The Lady in the Car with Glasses and a Gun (La Dame dans l'auto avec des lunettes et un fusil) is a 1970 psychological thriller film directed by Anatole Litvak starring Samantha Eggar, Oliver Reed and John McEnery. It is based on the 1966 novel of the same name by Sébastien Japrisot. This was Litvak's final film. The film was remade in 2015.

==Plot==
Just before the Bastille Day holiday weekend, English secretary Danielle "Dany" Lang types up a document for her advertising agency boss, Michael Caldwell, to take on a business trip to Geneva. On the way to drop off her boss and his wife, Anita, her former roommate, at the airport, her boss gives her an envelope with her pay in it.
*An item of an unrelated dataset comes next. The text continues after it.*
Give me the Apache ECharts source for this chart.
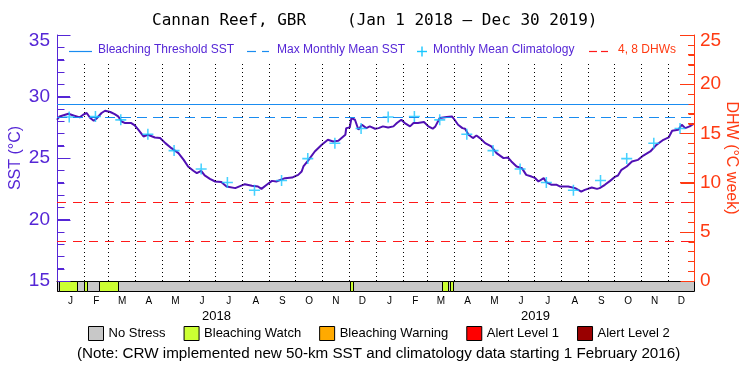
<!DOCTYPE html>
<html>
<head>
<meta charset="utf-8">
<script src="https://cdn.jsdelivr.net/npm/echarts@6/dist/echarts.min.js"></script>
<style>html,body{margin:0;padding:0;background:#fff;}#c{width:750px;height:375px;}</style>
</head>
<body>
<div id="c"></div>
<script>
// ---------- DATA ----------
// days since Jan 1 2018
const sstDay = [0,3,13,15,19,26,30,34,38,42,45,51,55,61,66,70,74,78,85,89,93,99,104,112,118,124,131,139,145,150,156,160,165,169,175,181,188,194,204,215,223,230,234,240,246,251,253,261,269,276,280,282,288,295,303,310,316,322,330,331,335,337,341,345,349,354,358,364,368,373,379,385,389,394,398,404,408,413,420,425,430,433,438,446,452,455,459,464,467,471,476,480,484,490,497,503,511,516,520,526,532,537,543,547,551,557,560,566,572,576,585,593,600,604,612,618,621,627,633,639,642,646,652,658,665,671,679,686,694,700,704,711,715,719,724,728];
const sstVal = [28.11,28.38,28.6,28.66,28.46,28.3,28.52,28.66,28.25,28.03,28.19,28.66,28.84,28.74,28.57,28.38,27.97,27.84,27.84,27.65,27.3,26.75,26.89,26.67,26.62,26.21,25.8,25.4,24.85,24.31,23.96,23.77,23.96,23.58,23.31,23.09,23.04,22.68,22.55,22.87,22.74,22.68,22.49,22.82,23.14,23.09,23.22,23.36,23.41,23.63,23.9,24.31,24.85,25.53,26.07,26.48,26.34,26.4,26.89,27.43,27.48,28.25,28.11,27.3,27.7,27.43,27.57,27.38,27.43,27.57,27.48,27.57,27.84,28.11,27.84,27.57,27.84,27.84,27.92,27.57,27.38,27.57,28.25,28.33,28.38,28.11,27.7,27.43,27.38,26.89,26.62,26.83,26.62,26.21,25.94,25.4,24.99,25.04,24.72,24.31,24.18,23.63,23.49,23.38,23.09,23.36,23.04,22.82,22.82,22.68,22.68,22.55,22.27,22.41,22.6,22.49,22.55,22.82,23.14,23.49,23.58,24.04,24.31,24.72,24.85,25.2,25.53,26.07,26.48,26.67,27.21,27.3,27.7,27.43,27.57,27.76];

const climDay = [14,44,73,104,134,165,195,226,257,287,318,348,379,409,438,469,499,530,560,591,622,652,683,713];
const climVal = [28.33,28.38,28.1,26.93,25.6,24.1,23.0,22.37,23.17,24.95,26.2,27.4];

const bleachThreshold = 29.33;
const maxMonthlyMean = 28.33;
const dhwLevels = [4, 8];

const monthStart = [0,31,59,90,120,151,181,212,243,273,304,334,365,396,424,455,485,516,546,577,608,638,669,699,730];
const monthLetters = ['J','F','M','A','M','J','J','A','S','O','N','D','J','F','M','A','M','J','J','A','S','O','N','D'];
const yearLabels = ['2018','2019'];
const yearMid = [182.5, 547.5];

// tick positions on the two value axes
const sstTicks = [15,16,17,18,19,20,21,22,23,24,25,26,27,28,29,30,31,32,33,34,35];
const dhwTicks = [0,1,2,3,4,5,6,7,8,9,10,11,12,13,14,15,16,17,18,19,20,21,22,23,24,25];

const levelNames = ['No Stress','Bleaching Watch','Bleaching Warning','Alert Level 1','Alert Level 2'];
const levelColors = ['#c8c8c8','#ccff33','#ffaa00','#ff0000','#990000'];
const alertStart = [0,2,23,31,34,48,70,335,339,441,448,450,453];
const alertEnd   = [2,23,31,34,48,70,335,339,441,448,450,453,729];
const alertLevel = [0,1,0,1,0,1,0,1,0,1,0,1,0];

// ---------- STYLE ----------
const FONT = 'Liberation Sans';
const PURPLE = '#5526d6';
const LINE_PURPLE = '#5010b4';
const ORANGE = '#ff3a12';
const BLUE = '#1a8cf0';
const CYAN = '#18c6ff';
const RED = '#ff1a1a';
const X_MIN = 0, X_MAX = 729;

const monthMid = [];
for (let i = 0; i < 24; i++) monthMid.push((monthStart[i] + monthStart[i+1]) / 2);

const sstData = sstDay.map((d, i) => [d, sstVal[i]]);
const climData = climDay.map((d, i) => [d, climVal[i % 12]]);
const monthLines = monthStart.slice(1, 24).map(d => [{coord: [d, 15]}, {coord: [d, 32.8]}]);

function renderStrip(params, api) {
  const p0 = api.coord([api.value(0), 1]);
  const p1 = api.coord([api.value(1), 0]);
  return {
    type: 'rect',
    shape: {x: Math.round(p0[0]) + 0.5, y: Math.round(p0[1]) + 0.5, width: Math.round(p1[0]) - Math.round(p0[0]), height: Math.round(p1[1]) - Math.round(p0[1])},
    style: {fill: api.visual('color'), stroke: '#000', lineWidth: 1}
  };
}

function tickRenderer(color, side, major, minor, majorEvery) {
  return function (params, api) {
    const v = api.value(1);
    const p = api.coord([api.value(0), v]);
    const len = (v % majorEvery === 0) ? major : minor;
    const y = Math.round(p[1]) + 0.5;
    const x = Math.round(p[0]) + 0.5;
    return {type: 'line', shape: {x1: x, y1: y, x2: x + side * len, y2: y},
            style: {stroke: color, lineWidth: 1}};
  };
}

const stripSeries = levelNames.map((name, li) => ({
  name: name,
  type: 'custom',
  xAxisIndex: 1,
  yAxisIndex: 2,
  itemStyle: {color: levelColors[li]},
  renderItem: renderStrip,
  encode: {x: [0, 1]},
  data: alertStart.map((s, i) => [s, alertEnd[i], alertLevel[i]]).filter(r => r[2] === li),
  silent: true,
  z: 3
}));

const chart = echarts.init(document.getElementById('c'), null, {renderer: 'canvas'});

const option = {
  animation: false,
  backgroundColor: '#fff',
  title: [
    {text: 'Cannan Reef, GBR', left: 152, top: 13, padding: 0,
     textStyle: {fontFamily: 'DejaVu Sans Mono', fontSize: 16, fontWeight: 'normal', color: '#000'}},
    {text: '(Jan 1 2018 \u2014 Dec 30 2019)', left: 347, top: 13, padding: 0,
     textStyle: {fontFamily: 'DejaVu Sans Mono', fontSize: 16, fontWeight: 'normal', color: '#000'}},
    {text: '(Note: CRW implemented new 50-km SST and climatology data starting 1 February 2016)', left: 77, top: 346, padding: 0,
     textStyle: {fontFamily: FONT, fontSize: 15.2, fontWeight: 'normal', color: '#000'}}
  ],
  legend: {
    data: levelNames,
    left: 88, top: 326, padding: 0,
    itemWidth: 15, itemHeight: 14, itemGap: 18,
    icon: 'rect',
    itemStyle: {borderColor: '#000', borderWidth: 1},
    textStyle: {fontFamily: FONT, fontSize: 13, color: '#000'},
    selectedMode: false
  },
  grid: [
    {left: 57, right: 56, top: 35, height: 246, outerBoundsMode: 'none'},
    {left: 57, right: 56, top: 281, height: 10, outerBoundsMode: 'none'}
  ],
  xAxis: [
    {gridIndex: 0, type: 'value', min: X_MIN, max: X_MAX, position: 'top',
     axisLine: {show: true, lineStyle: {color: '#000', width: 1}},
     axisTick: {show: false}, axisLabel: {show: false}, splitLine: {show: false}},
    {gridIndex: 1, type: 'value', min: X_MIN, max: X_MAX, position: 'bottom',
     axisLine: {show: false}, axisTick: {show: false}, splitLine: {show: false},
     axisLabel: {customValues: monthMid, margin: 5, fontFamily: FONT, fontSize: 10, color: '#000',
       formatter: v => monthLetters[monthMid.indexOf(v)] || ''}},
    {gridIndex: 1, type: 'value', min: X_MIN, max: X_MAX, position: 'bottom',
     axisLine: {show: false}, axisTick: {show: false}, splitLine: {show: false},
     axisLabel: {customValues: yearMid, margin: 19, fontFamily: FONT, fontSize: 13, color: '#000',
       formatter: v => yearLabels[yearMid.indexOf(v)] || ''}}
  ],
  yAxis: [
    {gridIndex: 0, type: 'value', min: 15, max: 35, interval: 5, position: 'left',
     axisLine: {show: true, lineStyle: {color: PURPLE, width: 1}},
     axisTick: {show: true, inside: true, length: 13, lineStyle: {color: PURPLE, width: 1}},
     minorTick: {show: true, splitNumber: 5, length: 7, lineStyle: {color: PURPLE, width: 1}},
     splitLine: {show: false},
     axisLabel: {color: PURPLE, fontFamily: FONT, fontSize: 19, margin: 7,
       formatter: v => v === 35 ? '{t|35}' : String(v),
       rich: {t: {padding: [11, 0, 0, 0], color: PURPLE, fontFamily: FONT, fontSize: 19}}},
     name: 'SST (\u00b0C)', nameLocation: 'middle', nameGap: 33, nameMoveOverlap: false,
     nameTextStyle: {color: PURPLE, fontFamily: FONT, fontSize: 16}},
    {gridIndex: 0, type: 'value', min: 0, max: 25, interval: 5, position: 'right',
     axisLine: {show: true, lineStyle: {color: ORANGE, width: 1}},
     axisTick: {show: true, inside: true, length: 14, lineStyle: {color: ORANGE, width: 1}},
     minorTick: {show: true, splitNumber: 5, length: 6, lineStyle: {color: ORANGE, width: 1}},
     splitLine: {show: false},
     axisLabel: {color: ORANGE, fontFamily: FONT, fontSize: 19, margin: 6,
       formatter: v => v === 25 ? '{t|25}' : String(v),
       rich: {t: {padding: [11, 0, 0, 0], color: ORANGE, fontFamily: FONT, fontSize: 19}}},
     name: 'DHW (\u00b0C week)', nameLocation: 'middle', nameGap: 29, nameRotate: -90, nameMoveOverlap: false,
     nameTextStyle: {color: ORANGE, fontFamily: FONT, fontSize: 16}},
    {gridIndex: 1, type: 'value', min: 0, max: 1, position: 'left',
     axisLine: {show: true, lineStyle: {color: PURPLE}}, axisTick: {show: false}, axisLabel: {show: false}, splitLine: {show: false}},
    {gridIndex: 1, type: 'value', min: 0, max: 1, position: 'right',
     axisLine: {show: true, lineStyle: {color: ORANGE}}, axisTick: {show: false}, axisLabel: {show: false}, splitLine: {show: false}}
  ],
  series: [
    {type: 'line', xAxisIndex: 0, yAxisIndex: 0, data: [], silent: true, z: 1,
     markLine: {silent: true, symbol: ['none', 'none'], label: {show: false}, animation: false,
       data: monthLines.map(l => [Object.assign({lineStyle: {color: '#000', type: [1, 3], width: 1}}, l[0]), l[1]])
         .concat([
           {yAxis: bleachThreshold, lineStyle: {color: BLUE, type: 'solid', width: 1.2}},
           {yAxis: maxMonthlyMean, lineStyle: {color: BLUE, type: [10, 6], width: 1.2}}
         ])}},
    {type: 'line', xAxisIndex: 0, yAxisIndex: 1, data: [], silent: true, z: 1,
     markLine: {silent: true, symbol: ['none', 'none'], label: {show: false}, animation: false,
       data: dhwLevels.map(v => ({yAxis: v, lineStyle: {color: RED, type: [9, 7], width: 1.2}}))}},
    {name: 'SST', type: 'line', xAxisIndex: 0, yAxisIndex: 0, data: sstData, showSymbol: false,
     lineStyle: {color: LINE_PURPLE, width: 2}, itemStyle: {color: LINE_PURPLE}, z: 3, silent: true},
    {name: 'Monthly Mean Climatology', type: 'scatter', xAxisIndex: 0, yAxisIndex: 0, data: climData,
     symbol: 'path://M4.3,0h1.4v10h-1.4z M0,4.3h10v1.4h-10z', symbolSize: 11,
     itemStyle: {color: CYAN}, z: 4, silent: true},
    {type: 'custom', xAxisIndex: 0, yAxisIndex: 0, silent: true, z: 6, clip: false,
     encode: {x: 0, y: 1},
     data: sstTicks.map(v => [X_MIN, v]),
     renderItem: tickRenderer(PURPLE, 1, 13, 7, 5)},
    {type: 'custom', xAxisIndex: 0, yAxisIndex: 1, silent: true, z: 6, clip: false,
     encode: {x: 0, y: 1},
     data: dhwTicks.map(v => [X_MAX, v]),
     renderItem: tickRenderer(ORANGE, -1, 14, 6, 5)}
  ].concat(stripSeries),
  graphic: [
    {type: 'line', shape: {x1: 69, y1: 51.5, x2: 92, y2: 51.5}, style: {stroke: BLUE, lineWidth: 1.2}},
    {type: 'text', left: 98, top: 44, style: {text: 'Bleaching Threshold SST', fill: PURPLE, font: '12px "Liberation Sans"'}},
    {type: 'line', shape: {x1: 247, y1: 51.5, x2: 256, y2: 51.5}, style: {stroke: BLUE, lineWidth: 1.2}},
    {type: 'line', shape: {x1: 262, y1: 51.5, x2: 269, y2: 51.5}, style: {stroke: BLUE, lineWidth: 1.2}},
    {type: 'text', left: 277, top: 44, style: {text: 'Max Monthly Mean SST', fill: PURPLE, font: '12px "Liberation Sans"'}},
    {type: 'line', shape: {x1: 417, y1: 51.5, x2: 427, y2: 51.5}, style: {stroke: CYAN, lineWidth: 1.4}},
    {type: 'line', shape: {x1: 422, y1: 46.5, x2: 422, y2: 56.5}, style: {stroke: CYAN, lineWidth: 1.4}},
    {type: 'text', left: 433, top: 44, style: {text: 'Monthly Mean Climatology', fill: PURPLE, font: '12px "Liberation Sans"'}},
    {type: 'line', shape: {x1: 589, y1: 51.5, x2: 597, y2: 51.5}, style: {stroke: RED, lineWidth: 1.2}},
    {type: 'line', shape: {x1: 601, y1: 51.5, x2: 608, y2: 51.5}, style: {stroke: RED, lineWidth: 1.2}},
    {type: 'text', left: 618, top: 44, style: {text: '4, 8 DHWs', fill: ORANGE, font: '12px "Liberation Sans"'}}
  ]
};
chart.setOption(option);
</script>
</body>
</html>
After dropping them off Dany impulsively decides to drive to the Riviera for the weekend. When Dany pulls into a small café the owner tries to return a coat to her, she claims she left there the day before. At a petrol station Dany is attacked in the toilet and injures her hand. She is bemused as various strangers claim to know her.

Heading further south she picks up a hitchhiker, Philippe and the pair spend the night together. The following day Philippe steals Dany's car prior to reaching the coast. She later finds Philippe in Marseille where they find a man's body and a gun in the trunk of the car.

After Philippe disappears again, Dany visits the home of the dead man in Avignon and oddly finds both some of her clothes and also nude pictures of herself. Returning to the café to reclaim the coat she finds a copy of her pay envelope in one of the coat's pockets. Dany is now completely perplexed by the situation and returns to the dead man's home where her boss, Michael, is waiting for her. He tells Dany that the dead man was one of Anita's lovers, whom she murdered at his home. To frame Dany, they planted evidence and set up various incidents to establish her guilt: the attack in the toilet was committed by Michael, who injured her hand so Anita could wear a bandage and be mistaken for the secretary; and the nude photos had been taken by Anita when they were roommates.

When Michael tells Dany he plans to murder her and make it look like a suicide she tells him he won't succeed as she has already sent both pay envelopes to the police.

==Cast==

- Samantha Eggar as Danielle "Dany" Lang
- Oliver Reed as Michael Caldwell
- John McEnery as Yves-Marie aka Philippe
- Stéphane Audran as Anita Caldwell
- Billie Dixon as Tall girl
- Bernard Fresson as Jean Yvain
- Marcel Bozzuffi as Manuel
- Philippe Nicaud as Highway policeman

==Production==
The film was shot at Studios de Boulogne and on location in Paris, Avignon, Chalon-sur-Saône, Marseille, Moret-sur-Loing, and Remoulins.

==Soundtrack==
The film's score was written by Michel Legrand and the title music was On the Road sung by Petula Clark.

Track listing:

- 1. "Je Roule" sung in French by Petula Clark
- 2. "Auxerre"
- 3. "Mi, Sol, Mi, Mi, Re, Re, Mi (Avallon)"
- 4. "Auberge-Inn A Saulieu"
- 5. "Chalon-Sur-Blues"
- 6. "Macon-Sur-Marche"
- 7. "Jerk-Les-Avignons"
- 8. "Le Pont Du Gard"

- 9. "On the Road" sung in English by Petula Clark
- 10. "14 Juillet 70 "
- 11. "Un Coeur, Deux Piques"
- 12. "Guatemalteque"
- 13. "O-No-Ma-To-Pe"
- 14. "La Dame Dan L'Auto - Generique"
- 15. "Les Lunettes"
- 16. "Le Fusil"

==Reception==
Roger Greenspun in his New York Times review said that "in relation to better works in its genre, the film looks rather like an example of the decline of craftsmanship — effective, well-colored, but uncertain in line and construction." At the same time, he praised Samantha Eggar's performance, saying "she is in herself sufficient justification for the movie." Time Out remarked that "the tortuous mystifications and ponderings...wear out their welcome long before the final gush of explanations." Time Magazine called it "one of those carefully jumbled jigsaw puzzles and comes complete with a rushed, not totally satisfactory explanation at the end." New York Magazine said "the Japrisot thriller has become an incoherent mystery with antiquely heavy handed performances by Oliver Reed, John McEnery and Samantha Eggar."